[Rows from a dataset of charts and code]
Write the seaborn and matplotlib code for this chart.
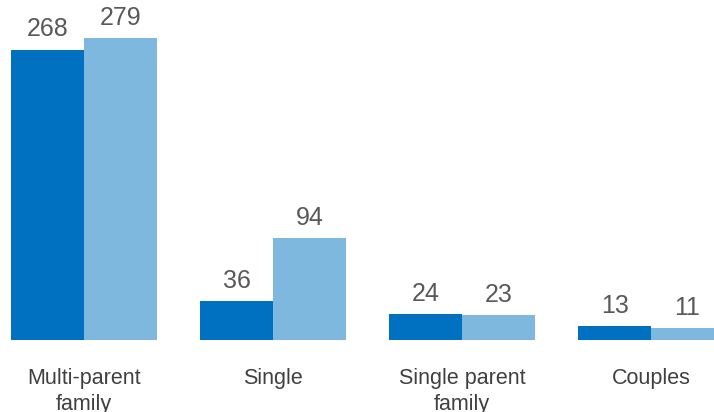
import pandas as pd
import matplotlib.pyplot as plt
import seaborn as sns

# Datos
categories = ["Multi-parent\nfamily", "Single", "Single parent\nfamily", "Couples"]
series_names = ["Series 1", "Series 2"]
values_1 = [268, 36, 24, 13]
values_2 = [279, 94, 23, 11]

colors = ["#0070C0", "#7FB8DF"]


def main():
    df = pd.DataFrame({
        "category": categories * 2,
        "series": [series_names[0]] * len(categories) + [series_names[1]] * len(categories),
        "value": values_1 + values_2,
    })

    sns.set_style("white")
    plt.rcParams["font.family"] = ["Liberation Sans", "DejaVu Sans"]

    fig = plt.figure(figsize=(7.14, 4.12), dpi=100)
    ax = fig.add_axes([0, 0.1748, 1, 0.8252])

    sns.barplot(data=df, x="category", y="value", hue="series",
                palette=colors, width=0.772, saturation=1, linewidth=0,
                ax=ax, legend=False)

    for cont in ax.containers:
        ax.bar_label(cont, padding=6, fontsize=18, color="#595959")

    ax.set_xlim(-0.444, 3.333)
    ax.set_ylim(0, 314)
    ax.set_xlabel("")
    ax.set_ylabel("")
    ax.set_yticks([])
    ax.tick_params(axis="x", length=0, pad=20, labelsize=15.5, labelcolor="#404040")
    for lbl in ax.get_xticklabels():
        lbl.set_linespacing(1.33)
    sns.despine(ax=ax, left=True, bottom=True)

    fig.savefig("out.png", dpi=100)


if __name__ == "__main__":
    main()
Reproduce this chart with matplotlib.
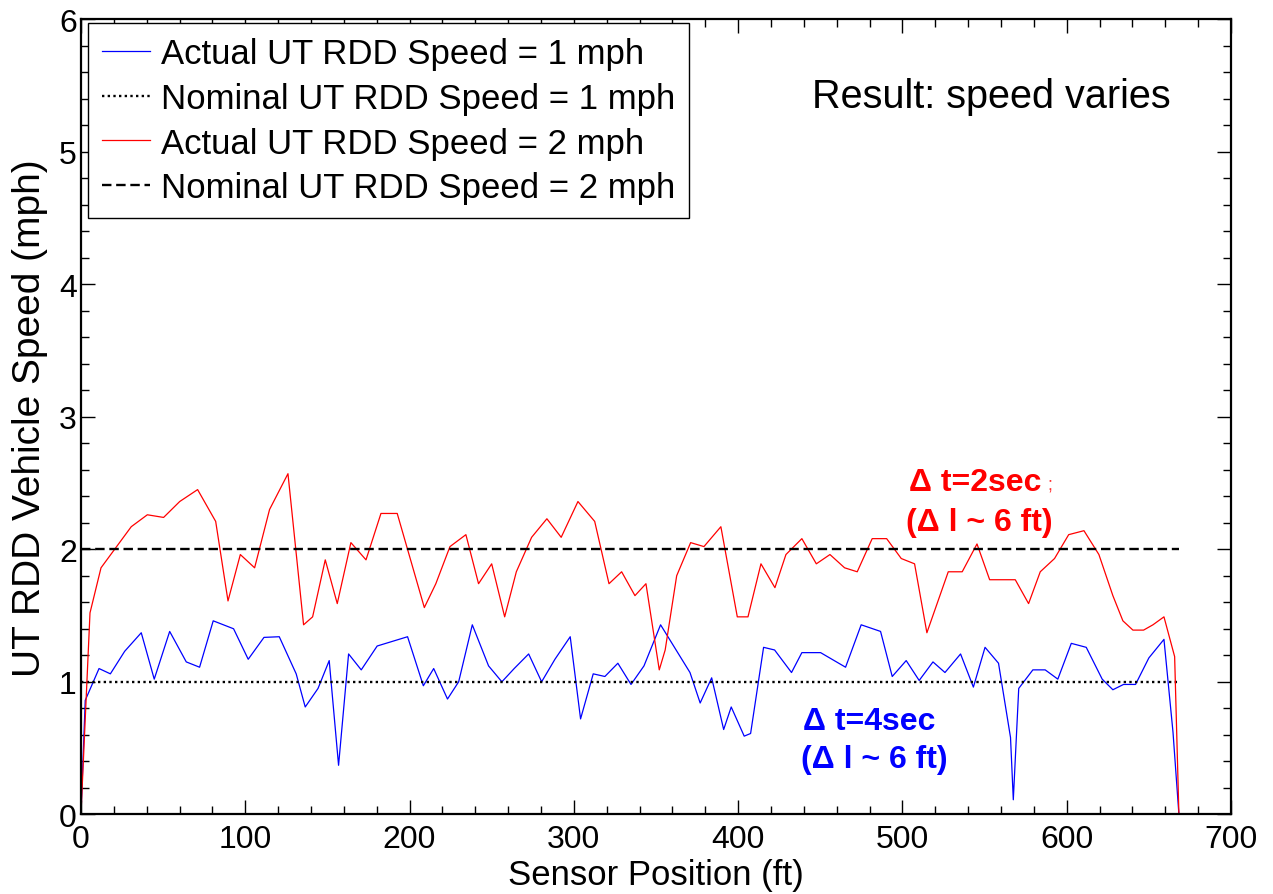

▶ Exercise task
Leave out the pictures and repeat the lines from the start of the material through the line with "ax = fig.add_axes([0, 0.1748, 1, 0.8252])", inclusive.

▶ Answer to this task
Write the seaborn and matplotlib code for this chart.
import pandas as pd
import matplotlib.pyplot as plt
import seaborn as sns

# Datos
categories = ["Multi-parent\nfamily", "Single", "Single parent\nfamily", "Couples"]
series_names = ["Series 1", "Series 2"]
values_1 = [268, 36, 24, 13]
values_2 = [279, 94, 23, 11]

colors = ["#0070C0", "#7FB8DF"]


def main():
    df = pd.DataFrame({
        "category": categories * 2,
        "series": [series_names[0]] * len(categories) + [series_names[1]] * len(categories),
        "value": values_1 + values_2,
    })

    sns.set_style("white")
    plt.rcParams["font.family"] = ["Liberation Sans", "DejaVu Sans"]

    fig = plt.figure(figsize=(7.14, 4.12), dpi=100)
    ax = fig.add_axes([0, 0.1748, 1, 0.8252])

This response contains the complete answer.